One of the tabs Google introduced is called Promotions, which would group together any and all promotions and offers you sign up to receive. For example, those emails Amazon sends out suggesting stuff you might like to buy.

Read More


----------



## Ent (Apr 11, 2009)

I wonder whether you can filter them to spam.


----------



## hewee (Oct 26, 2001)

I hate the new categories they added that I can not hide from the labels and they mark all new emails into one of those new categories.


----------



## Ent (Apr 11, 2009)

Then get rid of them.
Click on the gear, click configure, and uncheck the ones you don't want. 
Anything that would have gone there is redirected to your main inbox, or follows any filter rules that are applicable.


----------



## hewee (Oct 26, 2001)

Ent said:


> Then get rid of them.
> Click on the gear, click configure, and uncheck the ones you don't want.
> Anything that would have gone there is redirected to your main inbox, or follows any filter rules that are applicable.


You can't. Parts are Grayed out or options are not there. So all this I don't want is still there. Also Chat I so not want is there.


----------



## Morny (Oct 12, 2005)

What annoys me more is that silly "Woohoo! You've read all the messages in your inbox"!!!! I don't need this but there's no way to stop this stupid message.


----------



## hewee (Oct 26, 2001)

Morny said:


> What annoys me more is that silly "Woohoo! You've read all the messages in your inbox"!!!! I don't need this but there's no way to stop this stupid message.

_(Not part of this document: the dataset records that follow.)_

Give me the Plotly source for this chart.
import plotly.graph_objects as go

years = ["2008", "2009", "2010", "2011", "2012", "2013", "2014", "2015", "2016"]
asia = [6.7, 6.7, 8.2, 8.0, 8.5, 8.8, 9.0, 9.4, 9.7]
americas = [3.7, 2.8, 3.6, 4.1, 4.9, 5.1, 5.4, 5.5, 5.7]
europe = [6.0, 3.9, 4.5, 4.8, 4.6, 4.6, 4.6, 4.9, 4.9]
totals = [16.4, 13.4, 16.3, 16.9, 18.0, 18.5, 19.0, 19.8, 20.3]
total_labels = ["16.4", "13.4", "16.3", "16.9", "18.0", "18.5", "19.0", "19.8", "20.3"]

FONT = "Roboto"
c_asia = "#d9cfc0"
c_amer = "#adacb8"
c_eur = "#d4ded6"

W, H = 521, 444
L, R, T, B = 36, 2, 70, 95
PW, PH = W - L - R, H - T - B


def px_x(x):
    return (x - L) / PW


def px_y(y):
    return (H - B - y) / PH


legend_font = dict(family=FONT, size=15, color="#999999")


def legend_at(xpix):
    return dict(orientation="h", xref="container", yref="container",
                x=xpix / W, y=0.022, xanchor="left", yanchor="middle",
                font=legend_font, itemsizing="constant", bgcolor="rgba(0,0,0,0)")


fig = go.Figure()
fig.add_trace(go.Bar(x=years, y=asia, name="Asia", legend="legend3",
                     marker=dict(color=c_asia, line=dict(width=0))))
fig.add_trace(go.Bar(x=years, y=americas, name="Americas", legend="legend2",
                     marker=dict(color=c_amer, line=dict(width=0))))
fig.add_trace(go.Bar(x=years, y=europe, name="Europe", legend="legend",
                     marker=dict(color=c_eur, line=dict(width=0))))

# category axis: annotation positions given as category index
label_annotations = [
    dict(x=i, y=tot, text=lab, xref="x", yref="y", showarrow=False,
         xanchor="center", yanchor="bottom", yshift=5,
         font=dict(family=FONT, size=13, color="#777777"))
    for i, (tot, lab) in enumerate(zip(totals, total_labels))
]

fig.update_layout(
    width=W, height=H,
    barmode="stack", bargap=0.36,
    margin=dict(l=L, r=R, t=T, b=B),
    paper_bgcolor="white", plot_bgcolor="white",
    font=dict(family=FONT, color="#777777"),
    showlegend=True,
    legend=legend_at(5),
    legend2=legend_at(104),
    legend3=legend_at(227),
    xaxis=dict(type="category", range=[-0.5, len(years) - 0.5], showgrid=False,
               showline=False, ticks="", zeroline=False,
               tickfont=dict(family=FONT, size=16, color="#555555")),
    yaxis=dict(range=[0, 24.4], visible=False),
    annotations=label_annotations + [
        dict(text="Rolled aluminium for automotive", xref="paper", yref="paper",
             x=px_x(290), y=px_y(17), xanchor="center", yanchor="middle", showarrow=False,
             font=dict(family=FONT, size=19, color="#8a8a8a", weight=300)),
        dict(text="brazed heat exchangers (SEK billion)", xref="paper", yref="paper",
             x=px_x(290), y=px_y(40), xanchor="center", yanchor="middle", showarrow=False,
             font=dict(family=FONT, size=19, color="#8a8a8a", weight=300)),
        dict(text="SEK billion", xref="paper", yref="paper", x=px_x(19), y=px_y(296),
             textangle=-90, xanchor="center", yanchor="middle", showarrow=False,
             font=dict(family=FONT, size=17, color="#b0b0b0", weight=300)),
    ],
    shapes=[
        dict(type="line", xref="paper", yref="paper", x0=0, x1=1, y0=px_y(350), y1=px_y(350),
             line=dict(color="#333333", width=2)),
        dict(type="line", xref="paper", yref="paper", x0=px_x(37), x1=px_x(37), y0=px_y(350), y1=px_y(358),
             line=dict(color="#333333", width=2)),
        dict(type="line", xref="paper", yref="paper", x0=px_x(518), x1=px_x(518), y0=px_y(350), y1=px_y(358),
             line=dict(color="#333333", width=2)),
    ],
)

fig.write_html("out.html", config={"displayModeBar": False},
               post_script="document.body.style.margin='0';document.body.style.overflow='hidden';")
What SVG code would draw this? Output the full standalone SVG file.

Yes and other things sites do and they say "For You" or What you asked for" or something to say it's for you when I never asked or it and they never asked me and I have no option for some they say is for me because I asked for something I don't want.


----------



## Beginner001 (Jan 2, 2013)

hewee said:


> I hate the new categories they added that I can not hide from the labels and they mark all new emails into one of those new categories.


----------



## hewee (Oct 26, 2001)

You don't say much.


----------



## ekim68 (Jul 8, 2003)

Well the last digit of his/her name matched the number of their first post, eh?


----------



## Cookiegal (Aug 27, 2003)

Beginner001,

Were you wanting to make a comment on something in this thread?


----------



## hewee (Oct 26, 2001)

Took 8 months to post and then say nothing.


----------